Tuesday, November 11, 2008

I've been sick

I'm sorry for leaving the Obama-rama post up for so long. I've been sick. And even though I had a whole day of sitting around doing nothing while I recovered, I didn't have time to blog. Being sick makes the day fly by, what with all the naps and all...

I know you hate me because I got to be sick like a person without kids. I sat on the couch and watched period movies. That's period as in they take place in a time period that requires beautiful dresses, and top hats for men, not period like movies I watch while I leak monthly blood. I do have the latter type of movies, but they usually have people like Johnny Depp, or Brad Pitt. But yesterday, I watched When Nietzsche Wept and Elizabeth: The Golden Age. I won't review either of them for you, because I'm not sure I saw all of either since I was in and out of consciousness all day. I thought they were good, though.

Tonight, I'll be going to another parenting class. So far, I feel I haven't learned anything, because well, let's face it, I'm already an awesome mommy. I do routines, I'm consistent, I use "toddler words," which is to say I use concrete nouns. ex. "The truck is in Lucian's hands. You cannot have the truck now." Both of my children know that when a toy is in another's hands they can't have it. Of course for both my boys this translates to if the other kid drops said toy, and my boy can get to it first, it's totally fair to take it. I let this go, because I believe in letting kids fight it out. I completely expect that someday my children will be clobbered for taking toys from the wrong kid. And I will do nothing but kiss the boo-boo when that happens. I let my boys fight amongst themselves for a lot of the time. I only get involved when it gets dangerous. I don't know if that's right, but I do it, anyway. Hopefully tonight's lesson will revolve around what to do when your oldest child is dragging your youngest child by the arm down the hallway, and you have a laptop computer on your lap and all you want is for the oldest to let go of his little brother. Currently, my solution to this problem is to yell, "Lucian! Lucian! Lucian, Stop Dragging Your Brother! Lucian! Lucian, Stop! Lucian!!!!!!" This does not work. Lucian doesn't stop until Val is violently yanked from his hand by the wall he has drug him into.

That is my biggest problem with Lucian.(now) When you try tell him something he doesn't want to hear, he either a) ignores you completely, as if you don't exist, or b) says, "What?" while continuing to do said taboo.

How do you fix that? I'm not above flinging my shoes at the child, but my aim isn't as good as it could be, and in this house there are breakables. I'm at a loss.

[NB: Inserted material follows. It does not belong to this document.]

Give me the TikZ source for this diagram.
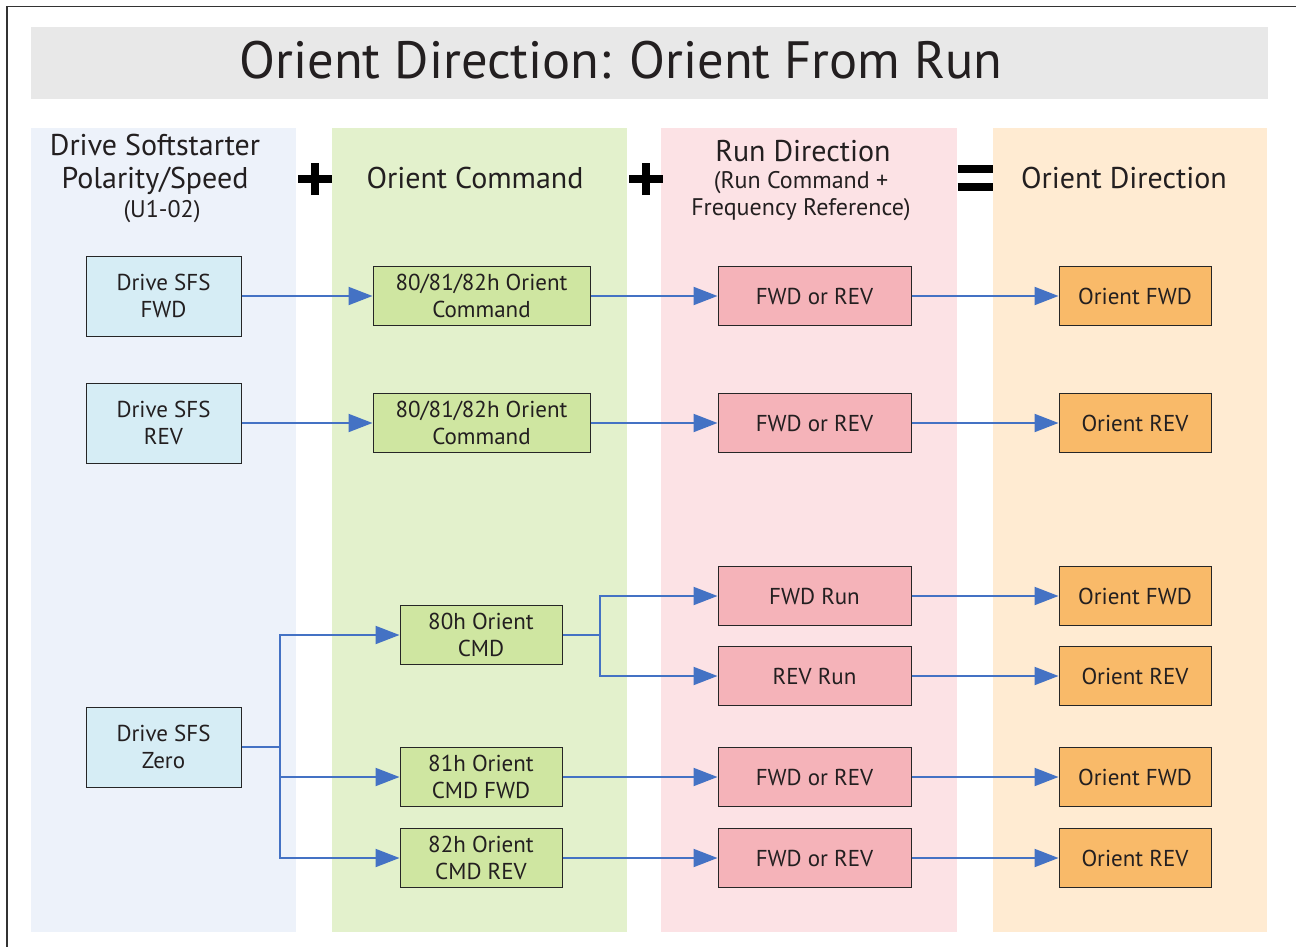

There hasn't been much going on new around here. But I have heard talk of patents on nuclear 'batteries' that could power 20,000 homes for 7 years, and the waste, which would only be about the size of a softball, is completely recyclable. I don't know how you feel about this, but I would like to. Also, I don't know how I feel about this. On the one hand, it would cost each household approximately $420 per year (this is a factored number of spreading out the $25,000,000 installation fee) to keep them powered, and it would be contained. So, it's cheap. And after 7 years, they would remove the 'battery' and replace it So, it's contained. And somehow, recyclable. And yet... it's nuclear. I mean I know burning oil is bad for the environment and all, but I have this fear of all things nuclear. I mean I grew up with Teenage Mutant Ninja Turtles, and various other toxic waste characters. I get a little nervous when I hear the word "nuclear." I dunno. Am I crazy? Does this sound better or worse that our current energy options?

2 comments:

Unknown said...

I'm sorry you've been sick but I'm glad you're starting to feel better!!

As far as the kids duking it out, it's much better, in my opinion, to let them learn to stick up for themselves and solve problems on their own rather than mommy coming in to mediate each and every quarrel.

I hope your parenting classes start making you feel as if you are making progress. It's rough not feeling like you have any control over a situation - especially when it involves your kids!

Happy Mommy said...

Thank you! I'm glad I'm starting to feel better, too!

It's also fun to see how creatively they solve their problems. Lucian recently got down on his knees to look Val in the eye and tell him that hitting is wrong because it hurts. And made Val kiss his arm where he hit him.

Apparently, I'm the perfect mommy. Even the parenting educaator can't give me any new advice. Oh well. I guess this is why everyone tells you this is the hardest job.